The social cognition humans have allows culture and traditions to be passed on to the next generation. Children are highly impressionable, and their personalities not only enable them to learn, but as well as the environment they are in. Whether a child or individual is raised in a collectivist or individualistic culture does not change this as well when comparing cultures from western and eastern cultures. There still is a universal learning process humans and animals have that allows the transmission of information to be passed on to later generations, it is however just flexible enough to accommodate all cultures. Cultural learning, specifically, is dependent on the innovation of the creation of new behaviors in different environments and how that behavior is able to be imitated or communicated by other individuals.

The term acculturation also falls under cultural learning where it is defined as when a minority culture within a different society adapts itself to the majority culture, but still retains its own unique features, customs, practices, and beliefs. However, while acculturation does occur, there is no empirical research that at an individual level from an immigrant minority group will completely alter their own culture and customs as a result of the cultural learning they are observing from the majority culture. The culture of an immigrant from another society to a new society will vary in different degrees based on an individual's attitudes to the majority culture and the one they came from.

==Social Cognition in Mammals and Primates==
Primates show distinct characteristics of social cognition in comparison to mammals. Mammals are able to identify members of their species, understand basic kinships and basic social hierarchies, make predictions about others' behavior based on emotion and movement, and engage in social learning (Tomasello, 1999). Primates, however, show a more extensive understanding of these concepts. Primates not only understand kinship and social hierarchies, but they also have an understanding of relational categories. That is, primates are able to understand social relations that extend beyond their individual interaction with others. Mammals are able to form direct relationships based on social hierarchies, but primates have an understanding of social hierarchies and relationships that extend beyond them personally. Researchers believe that this understanding of relational categories might have been the evolutionary precursor to humans' deeper understanding of desires, beliefs, and goals underlying causal relationships, and thereby allowing humans to relate to and understand other individuals, making way for cultural evolution (Tomasello, 1999).

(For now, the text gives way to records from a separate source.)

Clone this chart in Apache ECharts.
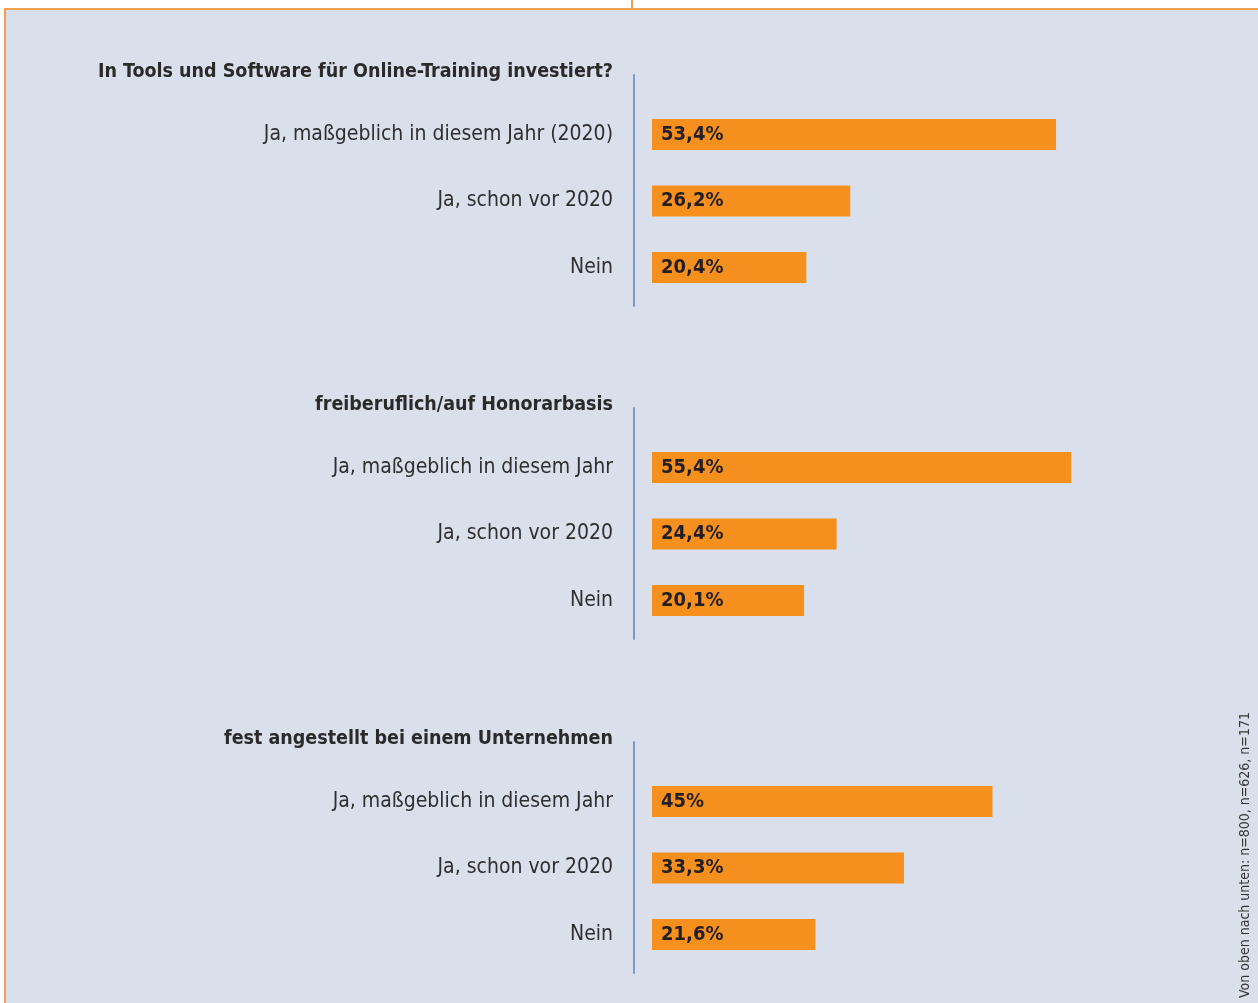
<!DOCTYPE html>
<html>
<head>
<meta charset="utf-8">
<script src="https://cdn.jsdelivr.net/npm/echarts@6/dist/echarts.min.js"></script>
<style>
  html, body { margin: 0; padding: 0; background: #ffffff; }
  #panel {
    position: absolute; left: 4px; top: 8px; right: 0; bottom: 0;
    background: #dae0eb;
    border-top: 2px solid #f4a050; border-left: 2px solid #f4a050;
  }
  #notch { position: absolute; left: 631px; top: 0; width: 2px; height: 9px; background: #f4a050; }
  #chart { position: absolute; left: 0; top: 0; width: 1258px; height: 1003px; }
</style>
</head>
<body>
<div id="panel"></div>
<div id="notch"></div>
<div id="chart"></div>
<script>
// Gruppentitel
const groupTitles = [
  'In Tools und Software für Online-Training investiert?',
  'freiberuflich/auf Honorarbasis',
  'fest angestellt bei einem Unternehmen'
];
// Kategorien je Gruppe
const categories1 = ['Ja, maßgeblich in diesem Jahr (2020)', 'Ja, schon vor 2020', 'Nein'];
const categories2 = ['Ja, maßgeblich in diesem Jahr', 'Ja, schon vor 2020', 'Nein'];
const categories3 = ['Ja, maßgeblich in diesem Jahr', 'Ja, schon vor 2020', 'Nein'];
// Werte in Prozent
const values1 = [53.4, 26.2, 20.4];
const values2 = [55.4, 24.4, 20.1];
const values3 = [45, 33.3, 21.6];
const sampleNote = 'Von oben nach unten: n=800, n=626, n=171';

const groups = [
  { title: groupTitles[0], cats: categories1, vals: values1 },
  { title: groupTitles[1], cats: categories2, vals: values2 },
  { title: groupTitles[2], cats: categories3, vals: values3 }
];

const FONT = '"DejaVu Sans Condensed", "DejaVu Sans", sans-serif';
const offsets = [0, 333, 667];

const grid = [], xAxis = [], yAxis = [], series = [], title = [];

groups.forEach((g, i) => {
  const o = offsets[i];
  // Titel
  title.push({
    text: g.title, right: 645, top: 62 + o, padding: 0,
    textStyle: { fontFamily: FONT, fontSize: 19.5, fontWeight: 'bold', color: '#2a2a2a' }
  });
  // Balken-Grid
  const bi = grid.length;
  grid.push({ left: 652, width: 454, top: 101.25 + o, height: 199.5 });
  xAxis.push({ gridIndex: bi, type: 'value', min: 0, max: 60, show: false });
  yAxis.push({
    gridIndex: bi, type: 'category', data: g.cats, inverse: true,
    axisLine: { show: false }, axisTick: { show: false }, splitLine: { show: false },
    axisLabel: { margin: 39, fontFamily: FONT, fontSize: 21, color: '#2e2e2e' }
  });
  series.push({
    type: 'bar', xAxisIndex: bi, yAxisIndex: bi, data: g.vals, barWidth: 31,
    itemStyle: { color: '#f5901f' },
    label: {
      show: true, position: 'insideLeft', distance: 9,
      formatter: p => String(p.value).replace('.', ',') + '%',
      fontFamily: FONT, fontSize: 20, fontWeight: 'bold', color: '#231f20'
    },
    silent: true
  });
  // Achsenlinie
  const li = grid.length;
  grid.push({ left: 634, width: 10, top: 75 + o, height: 231 });
  xAxis.push({ gridIndex: li, type: 'value', show: false });
  yAxis.push({
    gridIndex: li, type: 'value', min: 0, max: 1,
    axisLine: { show: true, lineStyle: { color: '#7b9acb', width: 2 } },
    axisTick: { show: false }, axisLabel: { show: false }, splitLine: { show: false }
  });
});

const myChart = echarts.init(document.getElementById('chart'));
myChart.setOption({
  backgroundColor: 'transparent',
  animation: false,
  title, grid, xAxis, yAxis, series,
  graphic: [{
    type: 'text', x: 1245, y: 855, rotation: Math.PI / 2,
    style: {
      text: sampleNote, align: 'center', verticalAlign: 'middle',
      fontFamily: '"DejaVu Sans Condensed", sans-serif', fontSize: 14, fill: '#333333'
    }
  }]
});
</script>
</body>
</html>
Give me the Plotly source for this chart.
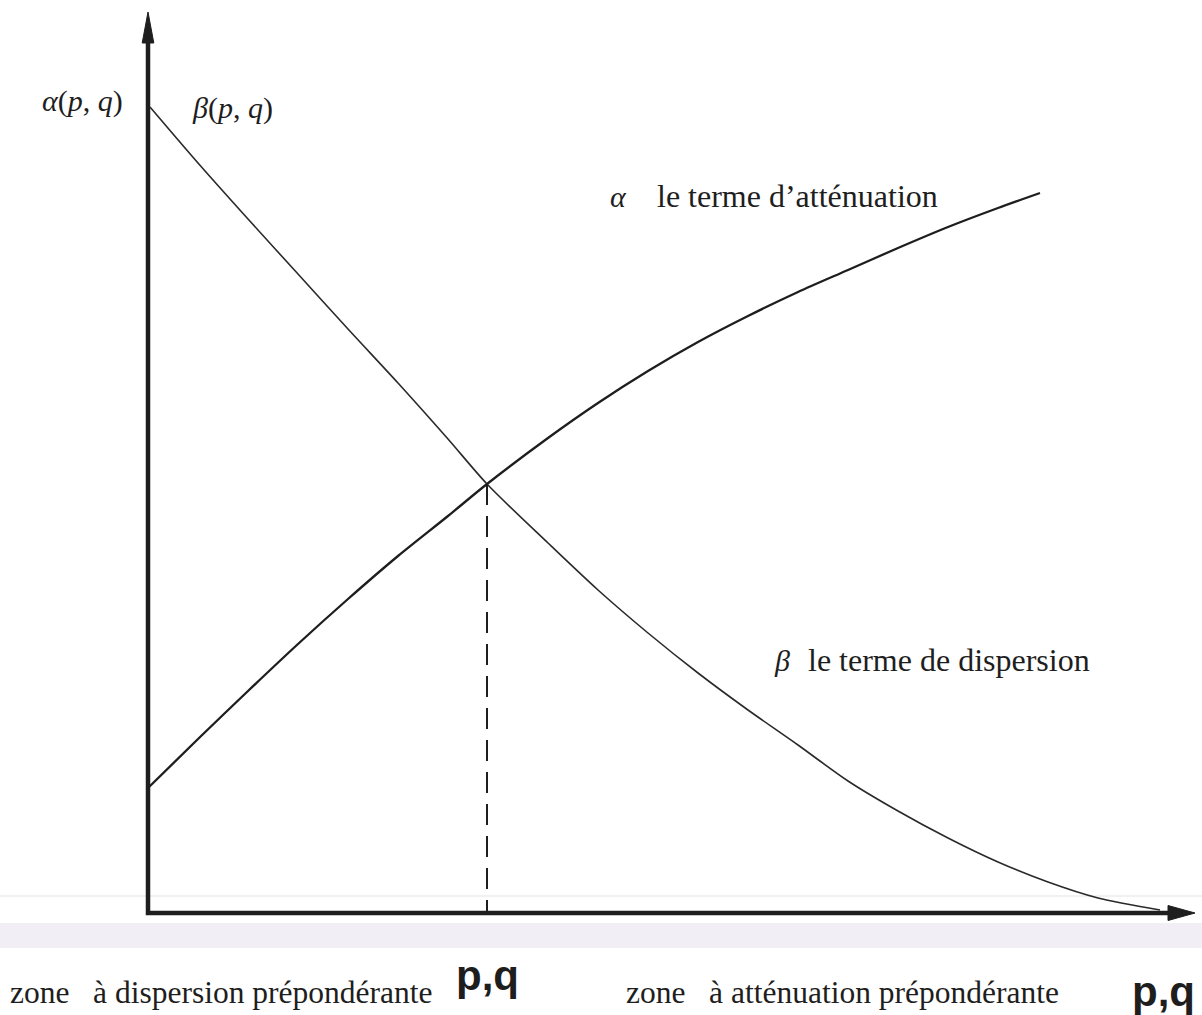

Although it is now believed that non-human primates such as chimpanzees have some limited understanding of others as intentional beings, it is clear that these understanding are not as deep as human understanding of others as intentional agents. Chimpanzees, for example, demonstrated an ability to think about what others see, and predict behavior based on these beliefs in several studies conducted by Tomasello and Hare (2003). For example, subordinate chimpanzees in one experiment avoided food that they knew the dominant chimpanzee could see, but sought food that the dominant chimpanzee could not see due to a physical barrier. In another experiment, subordinate chimpanzees made decisions about approaching food based on whether or not the dominant chimpanzee had seen the human researcher place the food behind the barrier. Chimpanzees were also found to react differently to humans who were unwilling versus unable to provide food (teasing the chimpanzee with food, or pretending to have an accident with it), thereby showing some ability to discriminate intentionality.

Dogs have also shown some interesting but limited abilities at social cognition in a series of studies by Hare and Tomasello (2005). Dogs have the ability to read human social cues, even to a greater extent than chimpanzees. Dogs are able to respond to human pointing, the human gaze, and subtle human nods without training. Researchers now believe that these abilities are the result of convergent evolution between humans and dogs through domestication. Research with domesticated foxes has shown that the likely mechanism for this convergent evolution was the selection of tame behavior in dogs. This finding suggests that perhaps humans had to evolve a propensity to cooperate before cultural evolution was able to take place (Hare & Tomasello, 2005).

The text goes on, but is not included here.